The 120 pages of the tour are a schoolbook tucked inside a novel. As such, it’s perfect for homeschoolers, or for anyone who wants to study Dutch history in a broader European context. Hans Brinker is a very cultured book, packed with references to explore. Dodge expects young readers to know who Handel was and to care about his visit to Haarlem, while her reference to Charles the First anticipates that children will either know or seek out further info on their own, as it brings up more questions than answers: A fresco features a number of family portraits, among them a group of royal children who in time were orphaned by a certain ax, which figures very frequently in European history. These children were painted many times by the Dutch artist Van Dyck, who was court painter to their father, Charles the First, of England. Beautiful children they were. What a deal of trouble the English nation would have been spared had they been as perfect in heart and soul as they were in form!

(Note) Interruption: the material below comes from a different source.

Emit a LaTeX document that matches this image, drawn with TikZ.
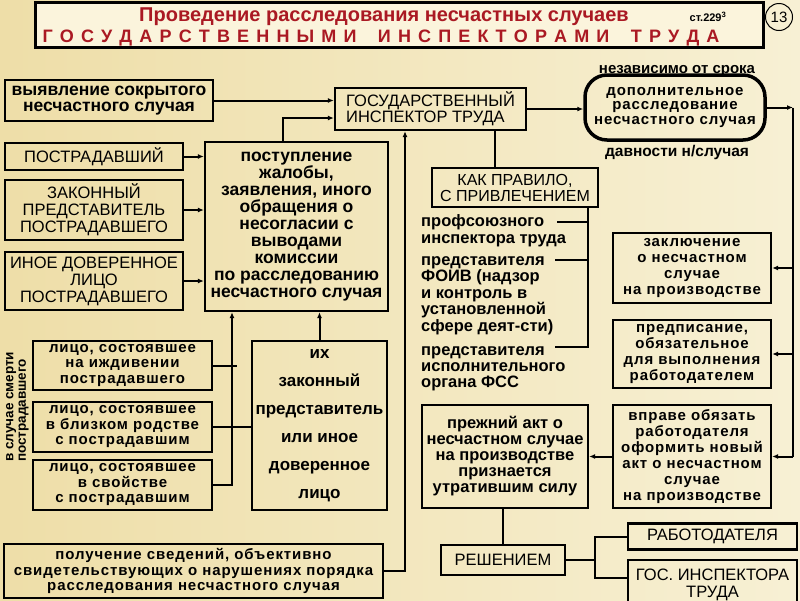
\documentclass[tikz,border=0pt]{standalone}
\usepackage{fontspec}
\setmainfont{Liberation Sans}
\newfontfamily\spacedsans[LetterSpace=6]{Liberation Sans}
\usetikzlibrary{arrows.meta}
\definecolor{bgA}{RGB}{238,222,168}
\definecolor{bgB}{RGB}{247,240,212}
\definecolor{ttl}{RGB}{170,25,35}
\definecolor{ttlbg}{RGB}{251,244,220}
\newcommand{\myfs}[2]{\fontsize{#1}{#2}\selectfont}
\begin{document}
\begin{tikzpicture}[x=1pt,y=-1pt,
  bx/.style={draw, line width=2.3pt, inner sep=0pt, align=center},
  ln/.style={line width=2pt},
  ar/.style={line width=2pt,-{Latex[length=6pt,width=5pt]}}]
\useasboundingbox (0,0) rectangle (800,600);
\shade[left color=bgA, right color=bgB] (0,0) rectangle (800,600);

% title
\node[draw, line width=3.5pt, fill=ttlbg, minimum width=728pt, minimum height=45pt] (ttlbox) at (399.5,25) {};
\node[font=\myfs{20}{20}\bfseries, text=ttl] (t1) at (384,17) {Проведение расследования несчастных случаев};
\node[font=\myfs{18}{18}\bfseries, text=ttl] (t2) at (381,38) {\makebox[677pt][s]{Г\hfil О\hfil С\hfil У\hfil Д\hfil А\hfil Р\hfil С\hfil Т\hfil В\hfil Е\hfil Н\hfil Н\hfil Ы\hfil М\hfil И\hfil\hfil\hfil И\hfil Н\hfil С\hfil П\hfil Е\hfil К\hfil Т\hfil О\hfil Р\hfil А\hfil М\hfil И\hfil\hfil\hfil Т\hfil Р\hfil У\hfil Д\hfil А}};
\node[font=\myfs{11}{11}\bfseries] (art) at (708,17) {ст.229\textsuperscript{3}};
\node[draw, circle, line width=1pt, minimum size=27pt, inner sep=0pt, font=\myfs{15}{15}] (num) at (779,17) {13};

% boxes
\node[bx, minimum width=208pt, minimum height=41pt, font=\myfs{17.5}{16.5}\bfseries] (b1) at (109,100.5) {выявление сокрытого\\несчастного случая};
\node[bx, minimum width=191pt, minimum height=42pt, align=left, font=\myfs{16.5}{16}] (git) at (430.5,109) {ГОСУДАРСТВЕННЫЙ\\ИНСПЕКТОР ТРУДА};
\node[draw, line width=3.5pt, rounded corners=22pt, minimum width=180pt, minimum height=65pt, inner sep=0pt, align=center, font=\spacedsans\myfs{15}{14.5}\bfseries] (rb) at (675,107.5) {дополнительное\\расследование\\несчастного случая};
\node[font=\myfs{15}{15}\bfseries] (nz) at (677,71) {независимо от срока};
\node[font=\myfs{15.5}{15.5}\bfseries] (dv) at (677,152) {давности н/случая};

\node[bx, minimum width=178pt, minimum height=27pt, font=\myfs{16.5}{17}] (b4) at (94,156.5) {ПОСТРАДАВШИЙ};
\node[bx, minimum width=178pt, minimum height=60pt, font=\myfs{16.5}{17}] (b5) at (94,210) {ЗАКОННЫЙ\\ПРЕДСТАВИТЕЛЬ\\ПОСТРАДАВШЕГО};
\node[bx, minimum width=178pt, minimum height=58pt, font=\myfs{16.5}{17}] (b6) at (94,281) {ИНОЕ ДОВЕРЕННОЕ\\ЛИЦО\\ПОСТРАДАВШЕГО};
\node[bx, minimum width=183pt, minimum height=169pt, font=\myfs{17.5}{17}\bfseries] (b7) at (296.5,226.5) {поступление\\жалобы,\\заявления, иного\\обращения о\\несогласии с\\выводами\\комиссии\\по расследованию\\несчастного случая};

\node[bx, minimum width=166pt, minimum height=39pt, font=\myfs{16}{16}] (kak) at (515,187.5) {КАК ПРАВИЛО,\\С ПРИВЛЕЧЕНИЕМ};
\node[anchor=west, align=left, inner sep=0pt, font=\myfs{16.5}{17}\bfseries] (l1) at (421,231) {профсоюзного\\инспектора труда};
\node[anchor=west, align=left, inner sep=0pt, font=\myfs{16.5}{16.5}\bfseries] (l2) at (421,295.5) {представителя\\ФОИВ (надзор\\и контроль в\\установленной\\сфере деят-сти)};
\node[anchor=west, align=left, inner sep=0pt, font=\myfs{16.5}{16}\bfseries] (l3) at (421,369) {представителя\\исполнительного\\органа ФСС};

\node[bx, minimum width=158pt, minimum height=70pt, font=\spacedsans\myfs{15}{16}\bfseries] (b10) at (692,268) {заключение\\о несчастном\\случае\\на производстве};
\node[bx, minimum width=158pt, minimum height=68pt, font=\spacedsans\myfs{15}{16}\bfseries] (b11) at (692,354) {предписание,\\обязательное\\для выполнения\\работодателем};
\node[bx, minimum width=158pt, minimum height=103pt, font=\spacedsans\myfs{15}{16}\bfseries] (b12) at (692,456.5) {вправе обязать\\работодателя\\оформить новый\\акт о несчастном\\случае\\на производстве};
\node[bx, minimum width=166pt, minimum height=103pt, font=\myfs{16.5}{16}\bfseries] (b13) at (505,456.5) {прежний акт о\\несчастном случае\\на производстве\\признается\\утратившим силу};
\node[bx, minimum width=124pt, minimum height=30pt, font=\myfs{16.5}{17}] (resh) at (503,560) {РЕШЕНИЕМ};
\node[bx, minimum width=169pt, minimum height=26pt, font=\myfs{16.5}{17}] (rab) at (712.5,536.5) {РАБОТОДАТЕЛЯ};
\node[bx, minimum width=169pt, minimum height=50pt, font=\myfs{16.5}{17}] (gos) at (712.5,585) {ГОС. ИНСПЕКТОРА\\ТРУДА};

\node[bx, minimum width=179pt, minimum height=49pt, font=\spacedsans\myfs{15}{15.5}\bfseries] (b17) at (122.5,365.5) {лицо, состоявшее\\на иждивении\\пострадавшего};
\node[bx, minimum width=179pt, minimum height=50pt, font=\spacedsans\myfs{15}{15.5}\bfseries] (b18) at (122.5,427) {лицо, состоявшее\\в близком родстве\\с пострадавшим};
\node[bx, minimum width=179pt, minimum height=50pt, font=\spacedsans\myfs{15}{15.5}\bfseries] (b19) at (122.5,485) {лицо, состоявшее\\в свойстве\\с пострадавшим};
\node[bx, minimum width=135pt, minimum height=169pt, font=\myfs{17}{28}\bfseries] (b20) at (319.5,425.5) {их\\законный\\представитель\\или иное\\доверенное\\лицо};
\node[bx, minimum width=379pt, minimum height=54pt, font=\spacedsans\myfs{15}{15.5}\bfseries] (b21) at (193.5,571) {получение сведений, объективно\\свидетельствующих о нарушениях порядка\\расследования несчастного случая};
\node[rotate=90, anchor=north west, align=left, inner sep=0pt, font=\myfs{13.5}{12.5}\bfseries] (dth) at (6,462) {в случае смерти\\пострадавшего};

% connectors
\draw[ar] (b1.east) -- (b1.east -| git.west);
\draw[ar] ([xshift=-13.5pt]b7.north) |- ([yshift=-9pt]git.west);
\draw[ar] (b4.east) -- (b4.east -| b7.west);
\draw[ar] (b5.east) -- (b5.east -| b7.west);
\draw[ar] (b6.east) -- (b6.east -| b7.west);
\draw[ar] (b19.east) -| ([xshift=-64.5pt]b7.south);
\draw[ln] (b17.east) -- ++(24,0);
\draw[ln] (b18.east) -- (b18.east -| b20.west);
\draw[ar] (b20.north) -- (b20.north |- b7.south);
\draw[ar] (b21.east) -| ([xshift=-25.5pt]git.south);
\draw[ln] ([xshift=-20pt]kak.north) -- ([xshift=-20pt]kak.north |- git.south);
\draw[ar] (git.east) -- (git.east -| rb.west);
\coordinate (rr) at (793,107.5);
\draw[ar] (rb.east) -- (rr);
\draw[ln] (rr) -- (rr |- b12.east);
\draw[ar] (rr |- b10.east) -- (b10.east);
\draw[ar] (rr |- b11.east) -- (b11.east);
\draw[ar] (rr |- b12.east) -- (b12.east);
\draw[ar] (b12.west) -- (b12.west -| b13.east);
\draw[ln] (resh.north) -- (resh.north |- b13.south);
\coordinate (fork) at (595,560);
\draw[ln] (resh.east) -- (fork);
\draw[ln] (rab.west) -| (fork) |- ([yshift=7pt]gos.west);
\coordinate (kv) at ([xshift=73pt]kak.south);
\coordinate (k1) at (557,222);
\coordinate (k2) at (555,260);
\coordinate (k3) at (555,347);
\draw[ln] (kv) |- (k3);
\draw[ln] (k1) -- (k1 -| kv);
\draw[ln] (k2) -- (k2 -| kv);
\end{tikzpicture}
\end{document}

I read Hans Brinker as a kid, and since I never bothered to look up context for the books I read, I found it incredibly tedious. One must be willing to engage with the text or it turns into so much white noise, while the frustrated reader waits for something to happen. There are some scattered dramatic incidents along the tour, including an attempted robbery, and a surprising amount of humour (I was astonished to find a precursor to Monty Python’s Cheese Shop Sketch, in which Peter orders various foodstuffs at an inn only to be continuously told they’ve run out), but the pace is leisurely. The main purpose of this book is to transmit culture, and so it is atmospheric, descriptive and dense with Dutch inventors, physicians, painters and war heroes. It’s worth noting that English Ben squabbles with his Dutch cousin over which of their homelands is superior, yet their shared patriotism actually seems to knit them closer together rather than drive them apart.

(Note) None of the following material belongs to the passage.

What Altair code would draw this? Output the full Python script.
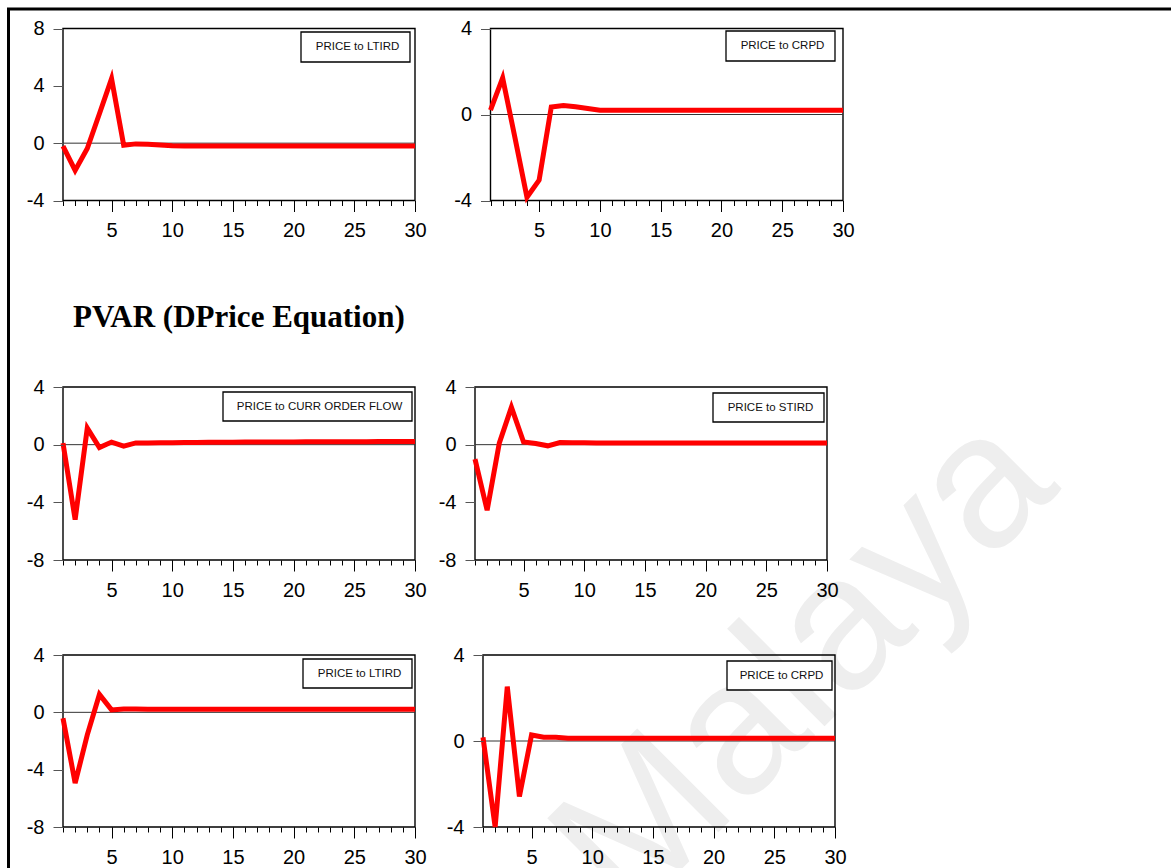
import altair as alt
import pandas as pd

# ---------------- data ----------------
periods = list(range(1, 31))

ltird_top = [-0.2, -1.9, -0.37, 2.05, 4.5, -0.15, -0.05, -0.08, -0.13, -0.18,
             -0.2, -0.2, -0.2, -0.2, -0.2, -0.2, -0.2, -0.2, -0.2, -0.2,
             -0.2, -0.2, -0.2, -0.2, -0.2, -0.2, -0.2, -0.2, -0.2, -0.2]
crpd_top = [0.2, 1.7, -1.05, -3.85, -3.05, 0.35, 0.42, 0.36, 0.28, 0.2,
            0.2, 0.2, 0.2, 0.2, 0.2, 0.2, 0.2, 0.2, 0.2, 0.2,
            0.2, 0.2, 0.2, 0.2, 0.2, 0.2, 0.2, 0.2, 0.2, 0.2]
curr_order_flow = [0.1, -5.2, 1.15, -0.2, 0.18, -0.1, 0.12, 0.12, 0.13, 0.14,
                   0.15, 0.15, 0.16, 0.17, 0.17, 0.18, 0.18, 0.19, 0.19, 0.19,
                   0.2, 0.2, 0.2, 0.21, 0.21, 0.21, 0.22, 0.22, 0.22, 0.22]
stird = [-1.0, -4.55, 0.1, 2.6, 0.18, 0.08, -0.08, 0.15, 0.14, 0.13,
         0.12, 0.12, 0.12, 0.12, 0.12, 0.12, 0.12, 0.12, 0.12, 0.12,
         0.12, 0.12, 0.12, 0.12, 0.12, 0.12, 0.12, 0.12, 0.12, 0.12]
ltird_bot = [-0.41, -4.94, -1.57, 1.25, 0.17, 0.24, 0.23, 0.22, 0.22, 0.22,
             0.22, 0.22, 0.22, 0.22, 0.22, 0.22, 0.22, 0.22, 0.22, 0.22,
             0.22, 0.22, 0.22, 0.22, 0.22, 0.22, 0.22, 0.22, 0.22, 0.22]
crpd_bot = [0.17, -4.0, 2.53, -2.58, 0.28, 0.18, 0.17, 0.13, 0.13, 0.13,
            0.13, 0.13, 0.13, 0.13, 0.13, 0.13, 0.13, 0.13, 0.13, 0.13,
            0.13, 0.13, 0.13, 0.13, 0.13, 0.13, 0.13, 0.13, 0.13, 0.13]

labels = ["PRICE to LTIRD", "PRICE to CRPD", "PRICE to CURR ORDER FLOW",
          "PRICE to STIRD", "PRICE to LTIRD", "PRICE to CRPD"]
series = [ltird_top, crpd_top, curr_order_flow, stird, ltird_bot, crpd_bot]
y_domains = [[-4, 8], [-4, 4], [-8, 4], [-8, 4], [-8, 4], [-4, 4]]
y_ticks = [[-4, 0, 4, 8], [-4, 0, 4], [-8, -4, 0, 4], [-8, -4, 0, 4],
           [-8, -4, 0, 4], [-4, 0, 4]]
major_ticks = [5, 10, 15, 20, 25, 30]
title_text = "PVAR (DPrice Equation)"
watermark = "Malaya"

# ---------------- layout (pixels) ----------------
W, H = 1171, 868
x_ranges = [[63, 415], [490.5, 843], [63, 415], [475, 827], [63, 415], [483, 835]]
y_ranges = [[200.5, 28.5], [200.5, 28.5], [560, 387], [560, 387], [827, 655], [827, 655]]
boxes = [[301, 410, 32, 62], [726, 835, 31, 61], [223, 412, 392, 421],
         [713, 824, 393, 422], [303, 412, 659, 688], [727, 832, 661, 690]]

hyphen_label = "datum.value < 0 ? '-' + abs(datum.value) : '' + datum.value"

one = pd.DataFrame({"k": [0]})
layers = []

layers.append(
    alt.Chart(one).mark_text(font="Liberation Sans", fontSize=190, color="#eeeeee",
                             angle=315, align="center", baseline="middle")
    .encode(x=alt.value(805), y=alt.value(665), text=alt.value(watermark))
)

for i in range(6):
    xr, yr, dom = x_ranges[i], y_ranges[i], y_domains[i]
    xs = alt.Scale(domain=[1, 30], range=xr, nice=False, zero=False)
    ys = alt.Scale(domain=dom, range=yr, nice=False, zero=False)
    off_x = yr[0] - H
    off_y = -xr[0]

    frame_df = pd.DataFrame({"x1": [1], "x2": [30], "y1": [dom[0]], "y2": [dom[1]]})
    frame = alt.Chart(frame_df).mark_rect(fillOpacity=0, stroke="black", strokeWidth=1.4).encode(
        x=alt.X("x1:Q", scale=xs,
                axis=alt.Axis(orient="bottom", offset=off_x, values=periods, tickSize=5,
                              labels=False, domain=False, grid=False, title="",
                              tickColor="black", tickWidth=1, zindex=2)),
        x2="x2:Q",
        y=alt.Y("y1:Q", scale=ys,
                axis=alt.Axis(orient="left", offset=off_y, values=y_ticks[i], tickSize=10,
                              labelPadding=9, labelFontSize=20, labelFlush=False,
                              labelOverlap=False, labelExpr=hyphen_label,
                              domain=False, grid=False, title="",
                              tickColor="#555555", tickWidth=1, zindex=2)),
        y2="y2:Q",
    )

    zero_df = pd.DataFrame({"x1": [1], "x2": [30], "y": [0]})
    zero = alt.Chart(zero_df).mark_rule(color="#333333", strokeWidth=1).encode(
        x=alt.X("x1:Q", scale=xs, axis=None),
        x2="x2:Q",
        y=alt.Y("y:Q", scale=ys, axis=None),
    )

    df = pd.DataFrame({"period": periods, "response": series[i]})
    line = alt.Chart(df).mark_line(color="#ff0000", strokeWidth=5).encode(
        x=alt.X("period:Q", scale=xs,
                axis=alt.Axis(orient="bottom", offset=off_x, values=major_ticks, tickSize=11,
                              labelFontSize=20, labelPadding=9, labelFlush=False,
                              labelOverlap=False, domain=False, grid=False, title="",
                              tickColor="black", tickWidth=1, zindex=2)),
        y=alt.Y("response:Q", scale=ys, axis=None),
    )

    b = boxes[i]
    box = alt.Chart(one).mark_rect(fill="white", stroke="black", strokeWidth=1.3).encode(
        x=alt.value(b[0]), x2=alt.value(b[1]), y=alt.value(b[2]), y2=alt.value(b[3])
    )
    txt = alt.Chart(one).mark_text(font="Liberation Sans", fontSize=11.5, color="#111111",
                                   align="center", baseline="middle").encode(
        x=alt.value((b[0] + b[1]) / 2 + 2), y=alt.value((b[2] + b[3]) / 2),
        text=alt.value(labels[i])
    )
    layers += [frame, zero, line, box, txt]

layers.append(
    alt.Chart(one).mark_text(font="Liberation Serif", fontSize=31, fontWeight="bold",
                             color="black", align="left", baseline="alphabetic")
    .encode(x=alt.value(73), y=alt.value(327), text=alt.value(title_text))
)
layers.append(
    alt.Chart(one).mark_rule(color="black", strokeWidth=3)
    .encode(x=alt.value(7), x2=alt.value(W), y=alt.value(9))
)
layers.append(
    alt.Chart(one).mark_rule(color="black", strokeWidth=3)
    .encode(x=alt.value(8.5), y=alt.value(8), y2=alt.value(H))
)

chart = (
    alt.layer(*layers)
    .resolve_scale(x="independent", y="independent")
    .properties(width=W, height=H, padding=0, background="white",
                autosize=alt.AutoSizeParams(type="none"))
    .configure_view(strokeWidth=0)
    .configure_axis(labelFont="Liberation Sans", labelColor="black")
)

chart.save("out.html", embed_options={"renderer": "svg", "actions": False})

Lambert: “I saw much to admire in England, and I hope I shall be sent back with you to study at Oxford, but take everything together, I like Holland best.”
“Of course you do,” said Ben in a tone of hearty approval. ” You wouldn’t be a good Hollander if you didn’t. Nothing like loving one’s country.”

The most famous part of Hans Brinker is actually far removed from both the A and B plots (or even the C plot surrounding the race). It is the famous story of the Dutch boy who stuck his finger in the hole in the dike and saved his town. This incident is a folktale facsimile which is apparently based on nothing, but Dodge makes it feel so credible that she convinced whole generations this was an old story – despite appearing in the text only as an English school lesson. It took on a life of its own, and Dutch Genealogy did an interesting article on the topic.
Of course, it’s just one more in a sea of digressions in this sprawling, thoughtful novel. Hans Brinker became an American children’s classic well before Tom Sawyer had appeared and a year before Little Women was published in book form, yet it has lost out to them both and is today rather difficult to recommend. The lack of streamlining which adds to the charming content of the book is now seen as a hindrance. While some aspects of the writing have dated very badly (most notably the climactic race sequence, which reads like closed-captioning in places) even at its best Hans Brinker feels like a novel whose time has passed. It makes me sad, but I’m not the one to judge, given that everything which Hans Brinker offers of interest, pathos and entertainment completely passed me by as a child. May other families have more luck.
See Also: The Adventures of Tom Sawyer, which also contains challenging prose but is far more modern in its commitment to entertainment rather than education.
Around the World in Eighty Days, another Victorian tour guide with endless asides, yet its digressions actually propel the ridiculous plot along rather than hinder it.
Parental Guide
Violence: The most memorable portion of the story concerns the lunatic father and the family’s wretched state of poverty, including an incident in which Raff seizes his wife and holds her so near the fire her dress begins to burn, laughing all the while.
Another incident occurs on the skating trip, wherein the boys count their money in an inn’s sitting room only to have one of the other patrons sneak into their room by night, armed with a knife. The boys overpower him and the episode is played as a schoolboy adventure.
Values: The book is laced with them, from family loyalty to noble suffering – for the Brinkers, begging is never an option. Education, care of the poor, Christian piety, humility and hard work all get their due.
This bit sums up much of the era’s outlook on what a boy should be, when Peter’s group realise they’ve lost their money purse and have to return home without food. A surly boy, Carl, says “Well, I see no better way than to go back hungry.”
“I see a better plan than that,” said the Captain.
“What is it?” cried all the boys.
“Why, to make the best of a bad business and go back pleasantly and like men,” said Peter, looking so gallant and handsome as he turned his frank face and clear blue eyes upon them that they caught his spirit.
Role Models: Hans, Gretel and a variety of other children are all virtuous, with character flaws given only to Carl and a couple of girls too proud to play with Gretel – all of whom are hinted to have a harder time in adulthood because of their lack of noble principles.
Educational Properties: Fairly well demonstrated already. Besides cultural and military history, there’s also plenty of descriptions of the region’s landscape and how human engineering and endeavor wrested the land away from the sea. Of course, all of its potential is useless if it fails to engage a modern audience, so make sure its a good fit for your family.
End of Guide.
Mary Mapes Dodge has a very short bibliography, of which only this novel is remembered. Her life’s work was St. Nicholas magazine, and between that and Hans Brinker, or The Silver Skates she did a great deal to improve what was still a very new market. My work here is done and I’m glad I took the time to revisit this.
Up Next: A lengthy and regrettable hiatus for personal reasons.